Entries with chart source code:

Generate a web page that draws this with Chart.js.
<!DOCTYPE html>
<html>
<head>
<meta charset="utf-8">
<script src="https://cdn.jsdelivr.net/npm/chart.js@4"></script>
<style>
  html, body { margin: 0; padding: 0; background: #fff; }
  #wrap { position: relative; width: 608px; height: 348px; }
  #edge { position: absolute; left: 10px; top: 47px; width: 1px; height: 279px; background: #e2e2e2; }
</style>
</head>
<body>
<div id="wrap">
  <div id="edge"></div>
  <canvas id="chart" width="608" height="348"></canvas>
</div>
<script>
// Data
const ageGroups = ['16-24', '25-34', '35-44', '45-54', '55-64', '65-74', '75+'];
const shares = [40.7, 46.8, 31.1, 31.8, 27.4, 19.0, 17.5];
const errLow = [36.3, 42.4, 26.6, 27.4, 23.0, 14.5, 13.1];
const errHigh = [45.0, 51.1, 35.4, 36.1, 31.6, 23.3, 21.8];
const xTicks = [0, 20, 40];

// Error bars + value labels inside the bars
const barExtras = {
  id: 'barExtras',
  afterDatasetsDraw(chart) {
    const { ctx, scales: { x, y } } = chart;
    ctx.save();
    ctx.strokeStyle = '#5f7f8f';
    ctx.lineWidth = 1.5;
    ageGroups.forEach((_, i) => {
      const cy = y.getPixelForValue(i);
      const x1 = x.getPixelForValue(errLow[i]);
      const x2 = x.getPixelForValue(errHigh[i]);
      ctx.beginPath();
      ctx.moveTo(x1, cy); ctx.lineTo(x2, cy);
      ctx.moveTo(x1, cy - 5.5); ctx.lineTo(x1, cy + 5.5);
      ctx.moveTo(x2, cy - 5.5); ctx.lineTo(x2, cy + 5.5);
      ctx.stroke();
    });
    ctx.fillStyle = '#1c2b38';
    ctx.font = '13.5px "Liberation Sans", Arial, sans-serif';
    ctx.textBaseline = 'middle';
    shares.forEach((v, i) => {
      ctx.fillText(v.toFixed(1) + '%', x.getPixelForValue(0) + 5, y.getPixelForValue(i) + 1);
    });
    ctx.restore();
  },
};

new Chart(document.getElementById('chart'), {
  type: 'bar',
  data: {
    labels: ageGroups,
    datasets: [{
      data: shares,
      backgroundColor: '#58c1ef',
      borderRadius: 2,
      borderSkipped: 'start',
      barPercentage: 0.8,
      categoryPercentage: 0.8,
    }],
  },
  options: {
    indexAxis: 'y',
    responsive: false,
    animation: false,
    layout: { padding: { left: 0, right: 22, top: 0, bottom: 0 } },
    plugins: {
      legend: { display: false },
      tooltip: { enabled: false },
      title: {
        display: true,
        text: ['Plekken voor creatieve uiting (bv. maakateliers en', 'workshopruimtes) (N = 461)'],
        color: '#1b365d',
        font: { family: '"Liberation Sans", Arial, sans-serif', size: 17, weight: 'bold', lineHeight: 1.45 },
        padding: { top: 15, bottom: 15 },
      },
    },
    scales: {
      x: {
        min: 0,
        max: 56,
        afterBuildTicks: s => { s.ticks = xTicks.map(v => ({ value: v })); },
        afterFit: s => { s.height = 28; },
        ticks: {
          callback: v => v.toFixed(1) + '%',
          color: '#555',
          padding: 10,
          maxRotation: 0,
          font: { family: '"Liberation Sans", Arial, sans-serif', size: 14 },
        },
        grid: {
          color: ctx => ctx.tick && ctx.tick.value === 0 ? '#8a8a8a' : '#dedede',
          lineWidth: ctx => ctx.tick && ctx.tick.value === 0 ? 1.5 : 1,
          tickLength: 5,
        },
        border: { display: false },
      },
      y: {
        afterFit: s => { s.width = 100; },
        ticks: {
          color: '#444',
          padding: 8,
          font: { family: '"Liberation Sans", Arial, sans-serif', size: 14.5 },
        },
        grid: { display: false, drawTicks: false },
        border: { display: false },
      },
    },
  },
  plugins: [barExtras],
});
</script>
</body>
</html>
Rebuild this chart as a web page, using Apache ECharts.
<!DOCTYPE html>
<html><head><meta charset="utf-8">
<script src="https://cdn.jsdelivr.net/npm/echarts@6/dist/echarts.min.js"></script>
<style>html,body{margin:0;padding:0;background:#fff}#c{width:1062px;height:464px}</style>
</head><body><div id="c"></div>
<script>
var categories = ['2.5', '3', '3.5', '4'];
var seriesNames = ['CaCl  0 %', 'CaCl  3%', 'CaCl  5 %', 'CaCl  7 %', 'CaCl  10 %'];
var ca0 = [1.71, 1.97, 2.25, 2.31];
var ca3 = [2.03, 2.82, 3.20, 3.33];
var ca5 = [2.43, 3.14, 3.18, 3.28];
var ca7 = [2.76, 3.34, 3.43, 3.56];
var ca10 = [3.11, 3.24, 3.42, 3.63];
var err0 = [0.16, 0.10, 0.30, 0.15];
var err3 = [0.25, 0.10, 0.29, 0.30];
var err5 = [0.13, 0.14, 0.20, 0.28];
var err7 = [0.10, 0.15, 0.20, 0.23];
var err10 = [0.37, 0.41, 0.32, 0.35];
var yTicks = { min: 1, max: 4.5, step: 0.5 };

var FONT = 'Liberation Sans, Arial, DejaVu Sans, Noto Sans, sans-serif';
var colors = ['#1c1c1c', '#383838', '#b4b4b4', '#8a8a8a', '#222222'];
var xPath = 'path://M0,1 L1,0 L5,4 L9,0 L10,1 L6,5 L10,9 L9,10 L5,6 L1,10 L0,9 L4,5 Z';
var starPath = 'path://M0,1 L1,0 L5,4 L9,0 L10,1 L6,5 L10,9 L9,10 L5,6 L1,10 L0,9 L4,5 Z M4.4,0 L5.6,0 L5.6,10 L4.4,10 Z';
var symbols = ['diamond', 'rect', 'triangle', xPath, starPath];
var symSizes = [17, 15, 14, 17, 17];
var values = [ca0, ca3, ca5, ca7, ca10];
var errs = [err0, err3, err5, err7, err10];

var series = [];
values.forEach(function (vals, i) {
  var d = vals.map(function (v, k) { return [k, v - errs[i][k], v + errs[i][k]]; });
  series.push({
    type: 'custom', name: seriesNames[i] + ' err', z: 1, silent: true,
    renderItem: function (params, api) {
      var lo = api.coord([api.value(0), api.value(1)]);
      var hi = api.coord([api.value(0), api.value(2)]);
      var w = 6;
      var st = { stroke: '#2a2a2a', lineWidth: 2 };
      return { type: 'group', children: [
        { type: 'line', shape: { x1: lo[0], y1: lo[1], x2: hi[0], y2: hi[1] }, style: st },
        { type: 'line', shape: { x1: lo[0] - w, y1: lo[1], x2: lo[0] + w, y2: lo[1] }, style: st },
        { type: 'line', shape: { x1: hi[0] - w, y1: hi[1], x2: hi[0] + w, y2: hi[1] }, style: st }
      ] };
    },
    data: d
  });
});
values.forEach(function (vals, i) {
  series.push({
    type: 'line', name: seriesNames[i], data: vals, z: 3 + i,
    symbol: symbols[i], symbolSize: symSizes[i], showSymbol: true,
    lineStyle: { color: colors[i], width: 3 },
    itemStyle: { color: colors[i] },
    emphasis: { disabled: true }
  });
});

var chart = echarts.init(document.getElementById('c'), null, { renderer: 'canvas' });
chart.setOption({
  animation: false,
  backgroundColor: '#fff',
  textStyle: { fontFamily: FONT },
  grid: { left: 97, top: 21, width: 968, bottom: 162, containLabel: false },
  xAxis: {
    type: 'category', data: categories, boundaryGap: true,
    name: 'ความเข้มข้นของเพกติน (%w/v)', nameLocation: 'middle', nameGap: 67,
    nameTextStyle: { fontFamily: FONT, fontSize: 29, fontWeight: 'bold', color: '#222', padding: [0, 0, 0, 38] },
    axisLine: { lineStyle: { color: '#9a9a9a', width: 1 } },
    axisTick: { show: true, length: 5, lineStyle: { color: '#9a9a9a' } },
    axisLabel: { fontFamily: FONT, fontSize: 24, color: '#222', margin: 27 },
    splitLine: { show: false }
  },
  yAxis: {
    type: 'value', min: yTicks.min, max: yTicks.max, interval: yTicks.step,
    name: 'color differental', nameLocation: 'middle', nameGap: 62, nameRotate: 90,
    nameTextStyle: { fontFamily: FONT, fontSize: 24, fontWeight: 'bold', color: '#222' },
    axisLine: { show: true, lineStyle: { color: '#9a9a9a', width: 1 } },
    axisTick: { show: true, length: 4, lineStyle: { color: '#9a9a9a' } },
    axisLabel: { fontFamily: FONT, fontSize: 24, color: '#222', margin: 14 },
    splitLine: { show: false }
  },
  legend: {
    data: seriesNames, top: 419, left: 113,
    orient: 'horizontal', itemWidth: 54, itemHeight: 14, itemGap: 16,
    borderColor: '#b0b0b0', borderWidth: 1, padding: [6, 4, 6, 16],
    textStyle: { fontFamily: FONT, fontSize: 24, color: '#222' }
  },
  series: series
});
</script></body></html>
==
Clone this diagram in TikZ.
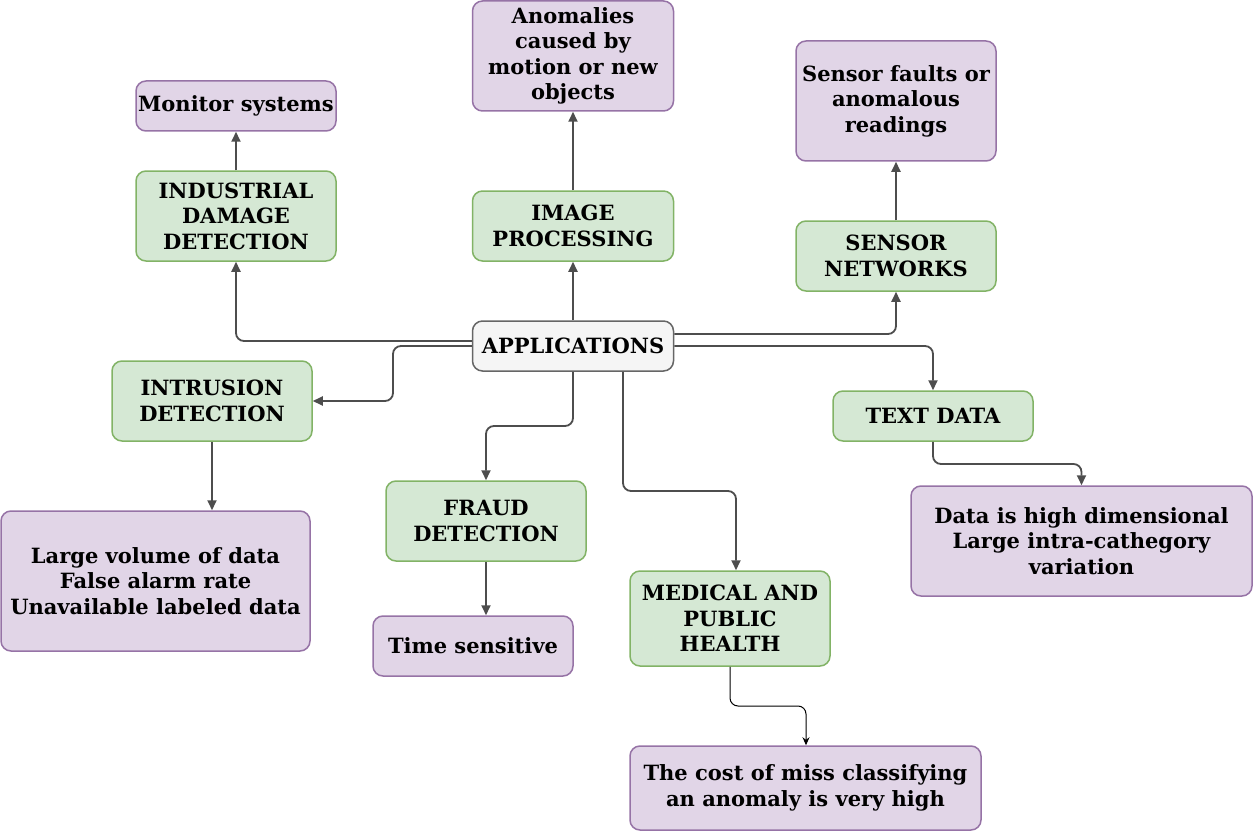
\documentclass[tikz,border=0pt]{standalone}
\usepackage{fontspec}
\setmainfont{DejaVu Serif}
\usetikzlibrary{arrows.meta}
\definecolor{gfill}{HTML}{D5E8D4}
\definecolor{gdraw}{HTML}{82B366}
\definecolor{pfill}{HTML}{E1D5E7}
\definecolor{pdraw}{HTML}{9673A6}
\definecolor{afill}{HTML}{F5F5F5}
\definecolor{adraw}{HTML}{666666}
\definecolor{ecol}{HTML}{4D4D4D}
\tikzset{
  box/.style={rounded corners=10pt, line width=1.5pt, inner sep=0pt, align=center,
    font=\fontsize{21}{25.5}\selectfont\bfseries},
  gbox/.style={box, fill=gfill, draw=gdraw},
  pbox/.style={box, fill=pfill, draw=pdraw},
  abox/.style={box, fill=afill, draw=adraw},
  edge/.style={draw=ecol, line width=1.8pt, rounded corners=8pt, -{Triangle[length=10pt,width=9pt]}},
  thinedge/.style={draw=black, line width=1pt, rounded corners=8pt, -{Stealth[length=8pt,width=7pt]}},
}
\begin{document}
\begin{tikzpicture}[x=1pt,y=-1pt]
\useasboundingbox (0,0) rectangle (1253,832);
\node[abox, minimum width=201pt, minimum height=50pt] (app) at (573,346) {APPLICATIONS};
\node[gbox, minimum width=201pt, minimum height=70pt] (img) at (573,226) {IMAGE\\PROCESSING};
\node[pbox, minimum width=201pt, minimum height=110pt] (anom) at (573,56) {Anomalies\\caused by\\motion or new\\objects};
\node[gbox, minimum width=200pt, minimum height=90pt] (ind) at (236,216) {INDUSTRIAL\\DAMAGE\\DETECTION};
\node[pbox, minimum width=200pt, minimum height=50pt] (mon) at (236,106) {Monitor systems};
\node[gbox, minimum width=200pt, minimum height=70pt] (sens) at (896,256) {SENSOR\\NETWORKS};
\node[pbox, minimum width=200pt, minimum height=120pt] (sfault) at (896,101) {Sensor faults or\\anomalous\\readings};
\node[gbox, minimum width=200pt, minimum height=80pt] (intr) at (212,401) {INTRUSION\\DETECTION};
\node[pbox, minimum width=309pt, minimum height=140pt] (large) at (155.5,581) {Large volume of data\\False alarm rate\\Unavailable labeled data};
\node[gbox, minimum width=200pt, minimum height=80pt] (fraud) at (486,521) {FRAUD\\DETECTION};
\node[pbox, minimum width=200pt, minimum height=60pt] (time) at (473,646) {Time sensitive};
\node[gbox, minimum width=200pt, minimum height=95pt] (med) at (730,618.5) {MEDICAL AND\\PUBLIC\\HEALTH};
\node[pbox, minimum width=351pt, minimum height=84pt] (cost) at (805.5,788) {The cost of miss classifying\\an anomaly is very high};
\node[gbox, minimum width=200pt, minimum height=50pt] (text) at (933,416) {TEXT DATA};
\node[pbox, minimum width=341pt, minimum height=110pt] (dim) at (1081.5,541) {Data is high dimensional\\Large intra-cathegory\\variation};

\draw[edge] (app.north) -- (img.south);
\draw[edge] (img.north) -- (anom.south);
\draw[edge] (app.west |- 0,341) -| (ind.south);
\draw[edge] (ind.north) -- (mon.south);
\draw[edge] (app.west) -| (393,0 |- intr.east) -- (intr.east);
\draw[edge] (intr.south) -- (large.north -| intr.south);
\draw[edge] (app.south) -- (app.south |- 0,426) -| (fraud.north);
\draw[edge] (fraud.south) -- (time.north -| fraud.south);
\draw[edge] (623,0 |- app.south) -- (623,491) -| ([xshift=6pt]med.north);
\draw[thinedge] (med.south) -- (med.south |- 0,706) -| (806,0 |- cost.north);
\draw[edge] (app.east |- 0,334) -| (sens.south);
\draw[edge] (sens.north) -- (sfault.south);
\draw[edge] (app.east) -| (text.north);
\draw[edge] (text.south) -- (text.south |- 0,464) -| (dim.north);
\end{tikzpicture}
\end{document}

» **EXERCISE REQUIREMENTS**
Print, from the entries above, the line with "Generate a web", the line with "const xTicks = [0, 20, 40];" and all lines between them, exactly and with nothing else.

» **RIGHT ANSWER**
Generate a web page that draws this with Chart.js.
<!DOCTYPE html>
<html>
<head>
<meta charset="utf-8">
<script src="https://cdn.jsdelivr.net/npm/chart.js@4"></script>
<style>
  html, body { margin: 0; padding: 0; background: #fff; }
  #wrap { position: relative; width: 608px; height: 348px; }
  #edge { position: absolute; left: 10px; top: 47px; width: 1px; height: 279px; background: #e2e2e2; }
</style>
</head>
<body>
<div id="wrap">
  <div id="edge"></div>
  <canvas id="chart" width="608" height="348"></canvas>
</div>
<script>
// Data
const ageGroups = ['16-24', '25-34', '35-44', '45-54', '55-64', '65-74', '75+'];
const shares = [40.7, 46.8, 31.1, 31.8, 27.4, 19.0, 17.5];
const errLow = [36.3, 42.4, 26.6, 27.4, 23.0, 14.5, 13.1];
const errHigh = [45.0, 51.1, 35.4, 36.1, 31.6, 23.3, 21.8];
const xTicks = [0, 20, 40];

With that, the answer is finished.